Creadell Hubbard, a federal prisoner, appeals the district court's order denying relief on his 28 U.S.C. § 2241 petition in which he sought to challenge his sentence by way of the savings clause in 28 U.S.C. § 2255. Pursuant to § 2255(e), a prisoner may challenge his sentence in a traditional writ of habeas corpus pursuant to § 2241 if a § 2255 motion would be inadequate or ineffective to test the legality of his detention.
[Section] 2255 is inadequate and ineffective to test the legality of a sentence when: (1) at the time of sentencing, settled law of this circuit or the Supreme Court established the legality of the sentence; (2) subsequent to the prisoner's direct appeal and first § 2255 motion, the aforementioned settled substantive law changed and was deemed to apply retroactively on collateral review; (3) the prisoner is unable to meet the gatekeeping provisions of § 2255(h)(2) for second or successive motions; and (4) due to this retroactive change, the sentence now presents an error sufficiently grave to be deemed a fundamental defect.
United States v. Wheeler, 886 F.3d 415, 429 (4th Cir. 2018).

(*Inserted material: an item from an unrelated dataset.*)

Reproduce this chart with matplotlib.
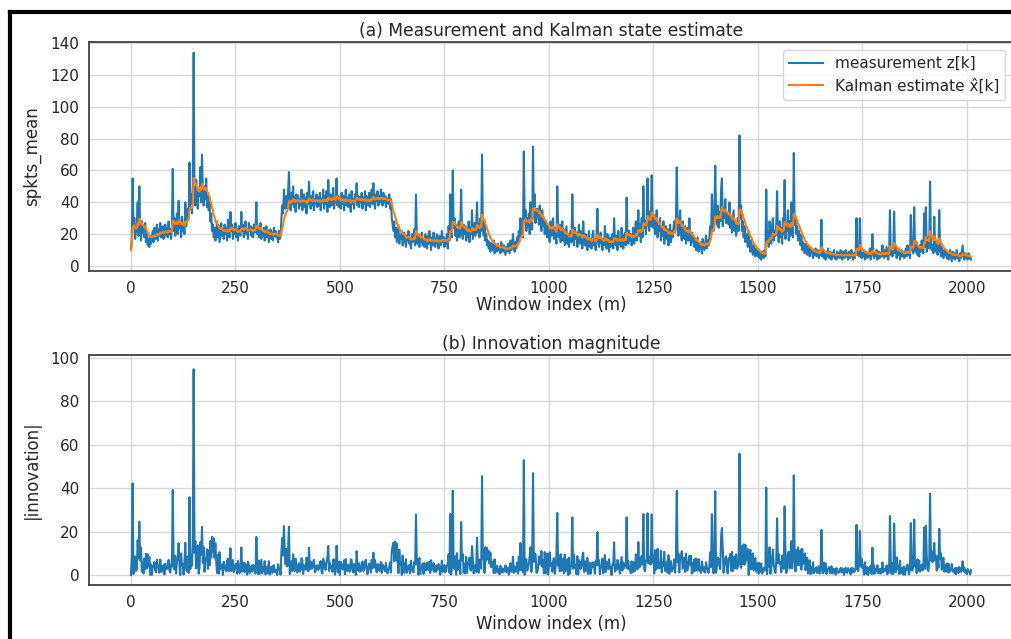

We have reviewed the record and find no reversible error.* Accordingly, we affirm the district court's order. We dispense with oral argument because the facts and legal contentions are adequately presented in the materials before this court and argument would not aid the decisional process.
AFFIRMED
FOOTNOTES
FOOTNOTE. We conclude that the district court erred in determining that Hubbard failed to raise his sentencing challenge in a prior 28 U.S.C. § 2255 motion. Nevertheless, we affirm the dismissal of the petition because Hubbard failed to demonstrate that he satisfied the savings clause requirements. See Kerr v. Marshall Univ. Board of Governors, 824 F.3d 62, 75 n.13 (4th Cir. 2016) (recognizing that this court “may affirm on any grounds supported by the record”). Hubbard's 327-month sentence was not illegal because the statutory maximum term on each count of conviction could have been stacked, yielding a maximum term far in excess of the sentence he received. See United States v. Chase, 296 F.3d 247 (4th Cir. 2002). Thus, any error was harmless.
PER CURIAM:
Affirmed by unpublished per curiam opinion. Unpublished opinions are not binding precedent in this circuit.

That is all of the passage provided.